From the entries provided below, copy each line that contains the word "this".

Rows from a dataset of charts and code
[start]

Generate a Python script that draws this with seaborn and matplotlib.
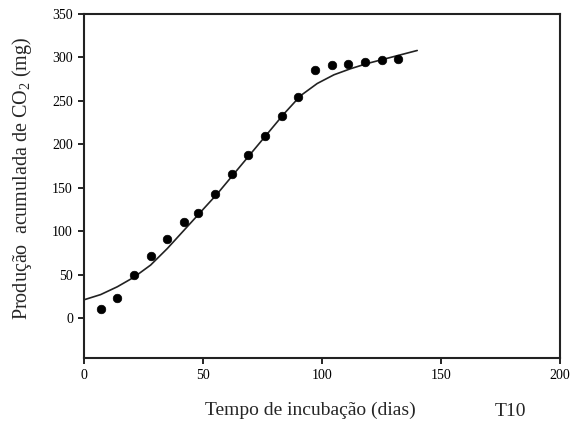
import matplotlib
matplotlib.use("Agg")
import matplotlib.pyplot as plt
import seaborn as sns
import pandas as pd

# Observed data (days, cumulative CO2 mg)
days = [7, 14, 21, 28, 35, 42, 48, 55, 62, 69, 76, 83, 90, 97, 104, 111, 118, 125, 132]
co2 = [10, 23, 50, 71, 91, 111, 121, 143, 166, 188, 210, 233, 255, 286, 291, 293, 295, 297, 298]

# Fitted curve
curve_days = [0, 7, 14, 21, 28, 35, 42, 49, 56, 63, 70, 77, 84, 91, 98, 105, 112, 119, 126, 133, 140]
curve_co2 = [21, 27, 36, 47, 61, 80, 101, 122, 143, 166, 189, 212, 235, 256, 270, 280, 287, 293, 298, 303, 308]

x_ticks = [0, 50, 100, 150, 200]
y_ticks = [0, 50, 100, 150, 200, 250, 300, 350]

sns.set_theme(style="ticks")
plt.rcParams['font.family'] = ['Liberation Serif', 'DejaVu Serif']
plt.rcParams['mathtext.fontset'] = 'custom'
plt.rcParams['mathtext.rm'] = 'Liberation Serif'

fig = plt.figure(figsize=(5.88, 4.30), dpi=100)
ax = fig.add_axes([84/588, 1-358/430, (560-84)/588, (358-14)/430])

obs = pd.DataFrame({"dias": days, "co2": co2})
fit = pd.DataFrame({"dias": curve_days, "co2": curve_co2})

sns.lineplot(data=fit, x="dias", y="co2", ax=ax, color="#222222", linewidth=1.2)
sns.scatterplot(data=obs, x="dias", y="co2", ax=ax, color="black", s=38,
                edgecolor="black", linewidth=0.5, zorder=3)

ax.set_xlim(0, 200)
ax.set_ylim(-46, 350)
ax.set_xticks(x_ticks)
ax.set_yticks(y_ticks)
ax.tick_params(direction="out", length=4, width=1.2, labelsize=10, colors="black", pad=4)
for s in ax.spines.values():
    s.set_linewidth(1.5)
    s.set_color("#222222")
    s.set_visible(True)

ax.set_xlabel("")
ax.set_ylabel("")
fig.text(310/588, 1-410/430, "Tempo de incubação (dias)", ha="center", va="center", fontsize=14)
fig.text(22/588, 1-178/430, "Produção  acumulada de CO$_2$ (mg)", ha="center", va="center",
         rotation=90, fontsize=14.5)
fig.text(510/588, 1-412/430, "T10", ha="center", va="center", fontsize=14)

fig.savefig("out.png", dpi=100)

[end]
[start]

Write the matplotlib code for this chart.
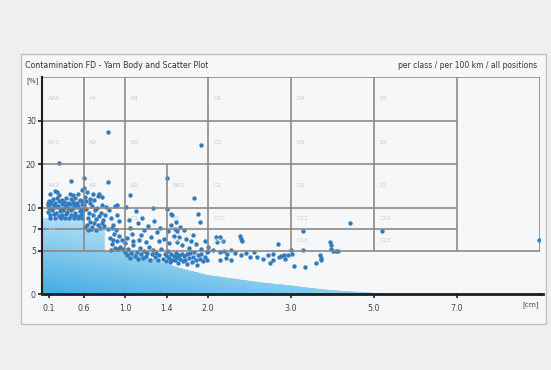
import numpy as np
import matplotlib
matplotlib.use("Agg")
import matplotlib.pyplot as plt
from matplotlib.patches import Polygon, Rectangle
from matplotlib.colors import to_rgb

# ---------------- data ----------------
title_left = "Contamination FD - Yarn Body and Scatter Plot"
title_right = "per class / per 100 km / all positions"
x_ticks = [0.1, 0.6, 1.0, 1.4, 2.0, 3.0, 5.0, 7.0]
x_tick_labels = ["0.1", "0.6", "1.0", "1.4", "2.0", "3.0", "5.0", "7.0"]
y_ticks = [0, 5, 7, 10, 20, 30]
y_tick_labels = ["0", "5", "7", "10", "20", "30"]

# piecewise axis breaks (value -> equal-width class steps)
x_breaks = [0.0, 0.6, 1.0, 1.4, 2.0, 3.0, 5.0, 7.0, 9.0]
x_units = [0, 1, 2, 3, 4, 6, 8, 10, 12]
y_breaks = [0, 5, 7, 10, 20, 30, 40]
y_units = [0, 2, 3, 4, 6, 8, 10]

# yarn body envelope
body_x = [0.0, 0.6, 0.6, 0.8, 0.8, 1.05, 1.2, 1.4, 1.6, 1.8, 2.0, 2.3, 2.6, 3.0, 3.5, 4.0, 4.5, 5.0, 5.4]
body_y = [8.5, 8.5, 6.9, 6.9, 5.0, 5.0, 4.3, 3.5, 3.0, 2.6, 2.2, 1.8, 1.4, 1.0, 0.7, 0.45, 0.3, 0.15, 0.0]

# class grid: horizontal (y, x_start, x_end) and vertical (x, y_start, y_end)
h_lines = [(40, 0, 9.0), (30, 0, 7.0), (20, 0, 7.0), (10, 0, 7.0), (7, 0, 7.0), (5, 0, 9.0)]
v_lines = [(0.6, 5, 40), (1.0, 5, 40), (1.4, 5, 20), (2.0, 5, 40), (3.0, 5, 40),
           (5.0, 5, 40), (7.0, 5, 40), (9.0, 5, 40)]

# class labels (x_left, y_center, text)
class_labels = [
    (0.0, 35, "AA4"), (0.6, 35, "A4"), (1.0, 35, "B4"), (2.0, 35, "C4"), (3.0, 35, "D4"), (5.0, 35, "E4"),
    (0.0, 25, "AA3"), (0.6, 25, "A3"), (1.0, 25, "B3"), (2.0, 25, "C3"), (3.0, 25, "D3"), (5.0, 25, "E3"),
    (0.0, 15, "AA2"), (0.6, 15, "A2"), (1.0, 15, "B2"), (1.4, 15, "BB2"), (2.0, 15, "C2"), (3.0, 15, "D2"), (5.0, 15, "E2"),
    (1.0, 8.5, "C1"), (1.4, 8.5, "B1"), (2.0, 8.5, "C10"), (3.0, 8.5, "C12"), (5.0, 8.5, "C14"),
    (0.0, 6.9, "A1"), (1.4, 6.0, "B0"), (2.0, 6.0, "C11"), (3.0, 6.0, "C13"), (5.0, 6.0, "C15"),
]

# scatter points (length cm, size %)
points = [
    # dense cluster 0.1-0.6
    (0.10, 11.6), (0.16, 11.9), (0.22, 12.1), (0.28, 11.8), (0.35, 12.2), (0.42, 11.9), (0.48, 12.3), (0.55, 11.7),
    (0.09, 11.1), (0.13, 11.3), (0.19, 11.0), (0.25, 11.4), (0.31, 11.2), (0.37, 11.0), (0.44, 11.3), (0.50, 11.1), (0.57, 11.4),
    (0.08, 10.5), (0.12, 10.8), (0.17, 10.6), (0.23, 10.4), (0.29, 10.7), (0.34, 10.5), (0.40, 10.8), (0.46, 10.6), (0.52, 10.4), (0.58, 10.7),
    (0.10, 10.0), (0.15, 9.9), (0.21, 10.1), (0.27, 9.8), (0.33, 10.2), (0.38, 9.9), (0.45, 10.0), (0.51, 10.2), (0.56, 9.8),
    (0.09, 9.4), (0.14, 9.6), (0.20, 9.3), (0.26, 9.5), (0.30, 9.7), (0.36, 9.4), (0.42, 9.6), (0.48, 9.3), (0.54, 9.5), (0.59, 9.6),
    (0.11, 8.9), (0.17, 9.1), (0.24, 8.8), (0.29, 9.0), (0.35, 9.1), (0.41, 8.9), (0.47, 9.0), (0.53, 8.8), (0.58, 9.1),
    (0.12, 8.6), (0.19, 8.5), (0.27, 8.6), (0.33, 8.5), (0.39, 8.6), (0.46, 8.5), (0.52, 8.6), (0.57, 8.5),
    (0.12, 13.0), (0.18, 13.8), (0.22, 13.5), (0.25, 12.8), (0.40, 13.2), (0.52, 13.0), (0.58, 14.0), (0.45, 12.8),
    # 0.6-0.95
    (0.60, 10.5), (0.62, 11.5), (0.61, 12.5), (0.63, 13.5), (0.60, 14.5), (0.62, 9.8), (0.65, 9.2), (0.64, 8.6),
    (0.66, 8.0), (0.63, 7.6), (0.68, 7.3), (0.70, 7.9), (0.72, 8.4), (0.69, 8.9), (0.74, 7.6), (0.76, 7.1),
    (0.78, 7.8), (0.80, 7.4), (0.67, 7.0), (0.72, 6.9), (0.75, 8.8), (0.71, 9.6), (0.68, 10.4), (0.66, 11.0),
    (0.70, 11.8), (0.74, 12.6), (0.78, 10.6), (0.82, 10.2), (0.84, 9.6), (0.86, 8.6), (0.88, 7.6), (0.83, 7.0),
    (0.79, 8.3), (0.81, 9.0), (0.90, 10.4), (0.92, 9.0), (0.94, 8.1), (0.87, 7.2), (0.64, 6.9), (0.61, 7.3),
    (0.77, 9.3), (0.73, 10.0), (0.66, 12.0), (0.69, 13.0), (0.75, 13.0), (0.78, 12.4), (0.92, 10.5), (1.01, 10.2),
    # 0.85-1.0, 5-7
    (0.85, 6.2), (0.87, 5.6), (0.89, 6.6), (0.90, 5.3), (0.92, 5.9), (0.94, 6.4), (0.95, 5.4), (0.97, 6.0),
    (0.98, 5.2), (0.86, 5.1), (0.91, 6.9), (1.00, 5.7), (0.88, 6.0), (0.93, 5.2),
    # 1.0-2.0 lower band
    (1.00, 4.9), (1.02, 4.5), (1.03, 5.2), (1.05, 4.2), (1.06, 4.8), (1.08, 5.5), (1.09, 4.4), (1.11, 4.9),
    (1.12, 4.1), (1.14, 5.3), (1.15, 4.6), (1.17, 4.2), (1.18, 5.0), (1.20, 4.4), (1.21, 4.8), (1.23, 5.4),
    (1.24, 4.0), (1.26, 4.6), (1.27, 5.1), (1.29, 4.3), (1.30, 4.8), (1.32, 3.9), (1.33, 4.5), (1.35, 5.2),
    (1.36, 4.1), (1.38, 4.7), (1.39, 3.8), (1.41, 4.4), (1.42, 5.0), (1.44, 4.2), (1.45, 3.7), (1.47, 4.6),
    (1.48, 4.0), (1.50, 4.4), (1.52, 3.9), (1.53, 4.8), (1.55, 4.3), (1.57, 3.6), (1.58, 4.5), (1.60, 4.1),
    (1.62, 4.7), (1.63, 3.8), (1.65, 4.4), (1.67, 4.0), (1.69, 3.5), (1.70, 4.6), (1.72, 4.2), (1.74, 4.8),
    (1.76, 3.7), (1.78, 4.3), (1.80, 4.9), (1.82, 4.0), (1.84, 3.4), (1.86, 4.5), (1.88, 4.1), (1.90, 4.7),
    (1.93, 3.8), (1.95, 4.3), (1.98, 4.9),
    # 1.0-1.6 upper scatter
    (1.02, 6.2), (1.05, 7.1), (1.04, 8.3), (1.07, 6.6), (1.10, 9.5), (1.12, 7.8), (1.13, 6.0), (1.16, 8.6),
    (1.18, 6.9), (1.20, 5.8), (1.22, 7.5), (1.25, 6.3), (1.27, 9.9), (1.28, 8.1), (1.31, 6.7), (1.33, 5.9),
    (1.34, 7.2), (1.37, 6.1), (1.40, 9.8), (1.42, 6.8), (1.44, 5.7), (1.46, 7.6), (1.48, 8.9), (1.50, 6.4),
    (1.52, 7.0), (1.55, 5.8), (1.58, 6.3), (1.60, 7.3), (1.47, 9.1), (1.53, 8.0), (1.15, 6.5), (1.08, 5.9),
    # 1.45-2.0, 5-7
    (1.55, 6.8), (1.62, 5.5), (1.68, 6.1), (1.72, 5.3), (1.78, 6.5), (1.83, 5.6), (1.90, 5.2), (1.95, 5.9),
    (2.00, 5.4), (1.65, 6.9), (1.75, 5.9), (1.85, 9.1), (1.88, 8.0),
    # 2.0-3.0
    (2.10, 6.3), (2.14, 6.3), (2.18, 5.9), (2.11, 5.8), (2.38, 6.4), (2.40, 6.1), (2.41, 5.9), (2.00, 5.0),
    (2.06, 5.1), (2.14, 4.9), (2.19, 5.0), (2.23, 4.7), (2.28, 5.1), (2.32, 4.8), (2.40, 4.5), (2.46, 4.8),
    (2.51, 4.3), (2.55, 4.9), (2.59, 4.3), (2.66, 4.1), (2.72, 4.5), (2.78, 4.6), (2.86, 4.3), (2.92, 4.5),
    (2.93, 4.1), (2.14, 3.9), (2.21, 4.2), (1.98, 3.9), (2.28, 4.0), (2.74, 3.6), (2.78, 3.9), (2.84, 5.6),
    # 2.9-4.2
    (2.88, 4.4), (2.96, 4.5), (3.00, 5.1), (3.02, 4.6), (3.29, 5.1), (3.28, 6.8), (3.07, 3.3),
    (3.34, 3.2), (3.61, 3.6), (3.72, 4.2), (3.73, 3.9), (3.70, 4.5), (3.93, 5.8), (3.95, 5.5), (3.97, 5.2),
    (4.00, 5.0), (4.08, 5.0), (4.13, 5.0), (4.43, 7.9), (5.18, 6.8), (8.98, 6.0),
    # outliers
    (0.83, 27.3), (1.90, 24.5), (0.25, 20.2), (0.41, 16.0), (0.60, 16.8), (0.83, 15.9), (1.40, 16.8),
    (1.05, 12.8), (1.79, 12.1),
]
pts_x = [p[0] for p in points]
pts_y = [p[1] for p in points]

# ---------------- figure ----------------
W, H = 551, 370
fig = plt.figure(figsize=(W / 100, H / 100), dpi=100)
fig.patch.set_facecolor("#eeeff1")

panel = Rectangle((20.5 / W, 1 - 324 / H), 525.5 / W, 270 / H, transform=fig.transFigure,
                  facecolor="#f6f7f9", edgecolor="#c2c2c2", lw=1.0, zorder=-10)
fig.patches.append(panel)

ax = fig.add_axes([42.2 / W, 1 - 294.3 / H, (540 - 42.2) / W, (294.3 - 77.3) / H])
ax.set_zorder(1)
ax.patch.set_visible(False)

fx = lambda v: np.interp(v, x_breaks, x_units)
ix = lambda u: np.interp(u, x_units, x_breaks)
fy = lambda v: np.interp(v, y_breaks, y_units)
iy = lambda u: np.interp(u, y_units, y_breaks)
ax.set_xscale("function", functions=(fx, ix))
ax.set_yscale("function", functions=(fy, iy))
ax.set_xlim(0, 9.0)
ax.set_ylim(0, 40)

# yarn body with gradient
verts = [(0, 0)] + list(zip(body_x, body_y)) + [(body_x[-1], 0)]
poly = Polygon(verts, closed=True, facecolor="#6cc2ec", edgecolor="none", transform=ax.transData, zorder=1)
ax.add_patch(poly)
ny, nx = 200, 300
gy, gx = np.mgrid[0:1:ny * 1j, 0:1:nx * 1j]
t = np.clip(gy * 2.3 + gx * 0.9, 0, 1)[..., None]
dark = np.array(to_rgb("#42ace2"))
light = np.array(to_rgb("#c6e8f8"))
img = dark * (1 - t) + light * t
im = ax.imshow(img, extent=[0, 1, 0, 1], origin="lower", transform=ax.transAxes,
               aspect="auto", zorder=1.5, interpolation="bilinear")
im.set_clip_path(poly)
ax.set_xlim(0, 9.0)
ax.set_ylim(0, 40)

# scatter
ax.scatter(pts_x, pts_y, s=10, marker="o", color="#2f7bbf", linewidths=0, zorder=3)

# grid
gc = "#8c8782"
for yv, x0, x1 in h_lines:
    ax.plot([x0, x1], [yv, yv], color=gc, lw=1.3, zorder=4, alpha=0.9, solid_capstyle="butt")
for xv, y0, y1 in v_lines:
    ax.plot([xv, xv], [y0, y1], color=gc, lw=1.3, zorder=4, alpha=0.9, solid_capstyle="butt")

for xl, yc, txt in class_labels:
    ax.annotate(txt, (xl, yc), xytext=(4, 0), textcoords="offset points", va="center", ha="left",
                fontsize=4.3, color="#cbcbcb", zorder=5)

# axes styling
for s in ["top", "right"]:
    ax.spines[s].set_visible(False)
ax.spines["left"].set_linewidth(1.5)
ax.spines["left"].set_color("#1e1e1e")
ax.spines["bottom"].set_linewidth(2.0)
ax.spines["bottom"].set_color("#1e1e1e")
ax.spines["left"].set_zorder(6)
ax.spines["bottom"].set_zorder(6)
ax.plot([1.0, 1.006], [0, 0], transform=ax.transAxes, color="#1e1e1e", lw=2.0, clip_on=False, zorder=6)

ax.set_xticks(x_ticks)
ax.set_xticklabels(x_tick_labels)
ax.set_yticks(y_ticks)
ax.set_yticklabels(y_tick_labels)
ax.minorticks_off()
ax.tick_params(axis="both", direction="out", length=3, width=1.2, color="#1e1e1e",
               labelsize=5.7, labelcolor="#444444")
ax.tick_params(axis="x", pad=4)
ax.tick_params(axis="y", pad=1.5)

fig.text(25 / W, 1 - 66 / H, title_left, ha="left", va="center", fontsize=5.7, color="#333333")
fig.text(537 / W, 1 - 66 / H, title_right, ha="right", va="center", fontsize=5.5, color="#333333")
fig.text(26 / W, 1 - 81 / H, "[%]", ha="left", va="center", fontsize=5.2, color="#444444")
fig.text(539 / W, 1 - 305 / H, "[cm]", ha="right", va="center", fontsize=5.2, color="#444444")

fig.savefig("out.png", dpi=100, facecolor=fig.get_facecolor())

[end]

**EXERCISE RESPONSE**:
Generate a Python script that draws this with seaborn and matplotlib.
Write the matplotlib code for this chart.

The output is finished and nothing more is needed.